§ **Exercise**: Go through the records from the first line and retype each one exactly, stopping once the line with "(0,0) rectangle (757,687);" is done. Pictures are left out.

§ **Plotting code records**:
________________
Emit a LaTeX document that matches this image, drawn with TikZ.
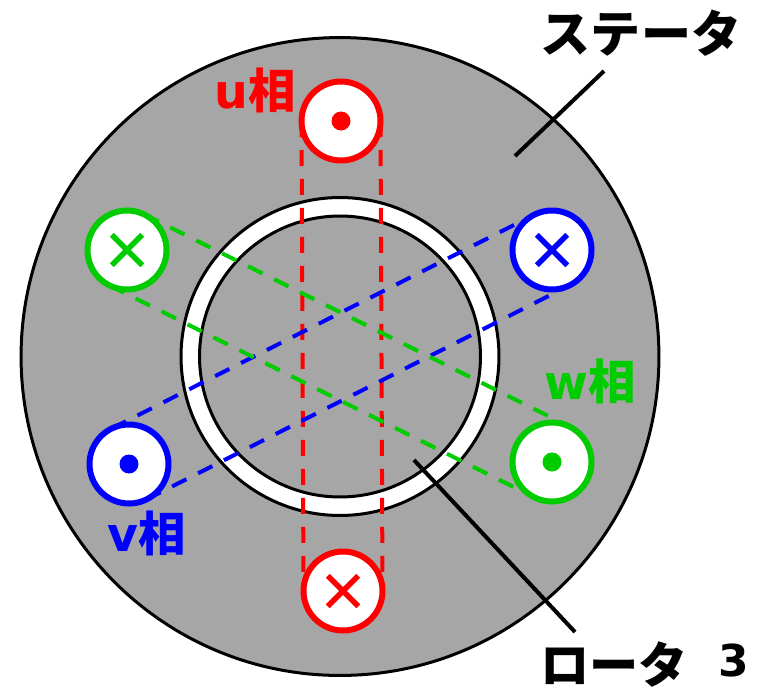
\documentclass[tikz,border=0pt]{standalone}
\usepackage{fontspec}
\usetikzlibrary{shapes.misc}
\setmainfont{DejaVu Sans}
\newfontfamily\cjk{Noto Sans CJK JP}
\definecolor{statorgray}{RGB}{166,166,166}
\definecolor{ured}{RGB}{255,0,0}
\definecolor{vblue}{RGB}{0,0,255}
\definecolor{wgreen}{RGB}{0,204,0}

\begin{document}
\begin{tikzpicture}[
    x=0.02cm, y=-0.02cm,
    disk/.style={draw, circle, line width=0.06cm, inner sep=0pt},
    coil/.style={draw=#1, circle, fill=white, line width=0.12cm, minimum size=1.58cm, inner sep=0pt, outer sep=0pt},
    dotmark/.style={circle, fill=#1, minimum size=0.38cm, inner sep=0pt},
    crossmark/.style={cross out, draw=#1, line width=0.11cm, minimum size=0.5cm, inner sep=0pt},
    phase/.style={line width=0.08cm, dash pattern=on 0.32cm off 0.26cm},
    leader/.style={line width=0.08cm},
    lbl/.style={font=\fontsize{#1}{#1}\selectfont\bfseries, inner sep=0pt}
]
    \useasboundingbox (0,0) rectangle (757,687);

    % Stator and rotor
    \node[disk, fill=statorgray, minimum size=12.76cm] (stator) at (340,356.5) {};
    \node[disk, fill=white, minimum size=6.36cm] (ring) at (340,356.5) {};
    \node[disk, fill=statorgray, minimum size=5.62cm] (rotor) at (340,356.5) {};

    % Coils
    \node[coil=ured] (uout) at (341,121) {};
    \node[coil=ured] (uin) at (343,591) {};
    \node[coil=vblue] (vout) at (129,464) {};
    \node[coil=vblue] (vin) at (552,250) {};
    \node[coil=wgreen] (wout) at (552,462) {};
    \node[coil=wgreen] (win) at (127,250) {};
    \node[dotmark=ured] (udot) at (uout) {};
    \node[dotmark=vblue] (vdot) at (vout) {};
    \node[dotmark=wgreen] (wdot) at (wout) {};
    \node[crossmark=ured] (ucross) at (uin) {};
    \node[crossmark=vblue] (vcross) at (vin) {};
    \node[crossmark=wgreen] (wcross) at (win) {};

    % Phase lines
    \draw[phase, ured] (uout.180) -- (uin.180);
    \draw[phase, ured] (uout.0) -- (uin.0);
    \draw[phase, vblue] (vout.116) -- (vin.116);
    \draw[phase, vblue] (vout.296) -- (vin.296);
    \draw[phase, wgreen] (win.64) -- (wout.64);
    \draw[phase, wgreen] (win.244) -- (wout.244);

    % Leaders
    \coordinate (statortip) at (604,71);
    \coordinate (statorend) at (515,156);
    \coordinate (rotortip) at (575,632);
    \coordinate (rotorend) at (414,460);
    \draw[leader] (statortip) -- (statorend);
    \draw[leader] (rotortip) -- (rotorend);

    % Labels
    \node[lbl=28.5, text=black] (statorlbl) at (641,33) {\cjk ステータ};
    \node[lbl=28, text=black, anchor=west] (rotorlbl) at (540,664) {\cjk ロータ};
    \node[lbl=25, text=black] (rotornum) at (734,660) {3};
    \node[lbl=27, text=ured] (ulbl) at (255,90) {u{\cjk 相}};
    \node[lbl=27, text=vblue] (vlbl) at (147,533) {v{\cjk 相}};
    \node[lbl=27, text=wgreen] (wlbl) at (590,381) {w{\cjk 相}};
\end{tikzpicture}
\end{document}
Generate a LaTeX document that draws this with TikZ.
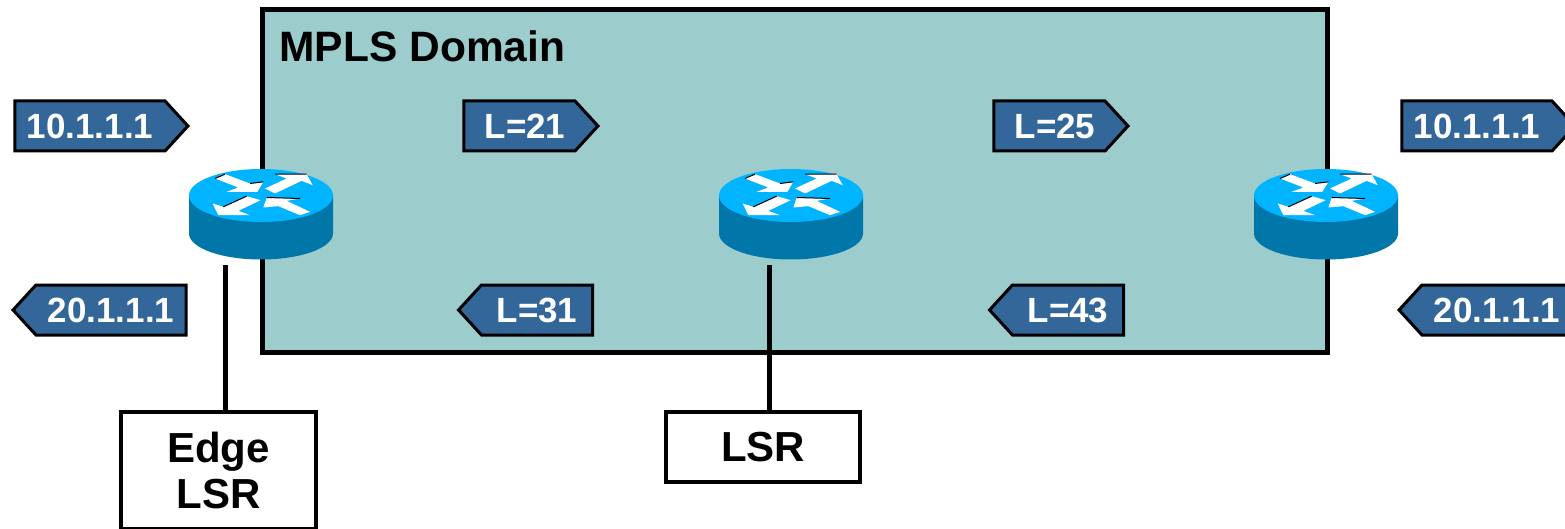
________________
§ **Exercise answer**:
Emit a LaTeX document that matches this image, drawn with TikZ.
\documentclass[tikz,border=0pt]{standalone}
\usepackage{fontspec}
\usetikzlibrary{shapes.misc}
\setmainfont{DejaVu Sans}
\newfontfamily\cjk{Noto Sans CJK JP}
\definecolor{statorgray}{RGB}{166,166,166}
\definecolor{ured}{RGB}{255,0,0}
\definecolor{vblue}{RGB}{0,0,255}
\definecolor{wgreen}{RGB}{0,204,0}

\begin{document}
\begin{tikzpicture}[
    x=0.02cm, y=-0.02cm,
    disk/.style={draw, circle, line width=0.06cm, inner sep=0pt},
    coil/.style={draw=#1, circle, fill=white, line width=0.12cm, minimum size=1.58cm, inner sep=0pt, outer sep=0pt},
    dotmark/.style={circle, fill=#1, minimum size=0.38cm, inner sep=0pt},
    crossmark/.style={cross out, draw=#1, line width=0.11cm, minimum size=0.5cm, inner sep=0pt},
    phase/.style={line width=0.08cm, dash pattern=on 0.32cm off 0.26cm},
    leader/.style={line width=0.08cm},
    lbl/.style={font=\fontsize{#1}{#1}\selectfont\bfseries, inner sep=0pt}
]
    \useasboundingbox (0,0) rectangle (757,687);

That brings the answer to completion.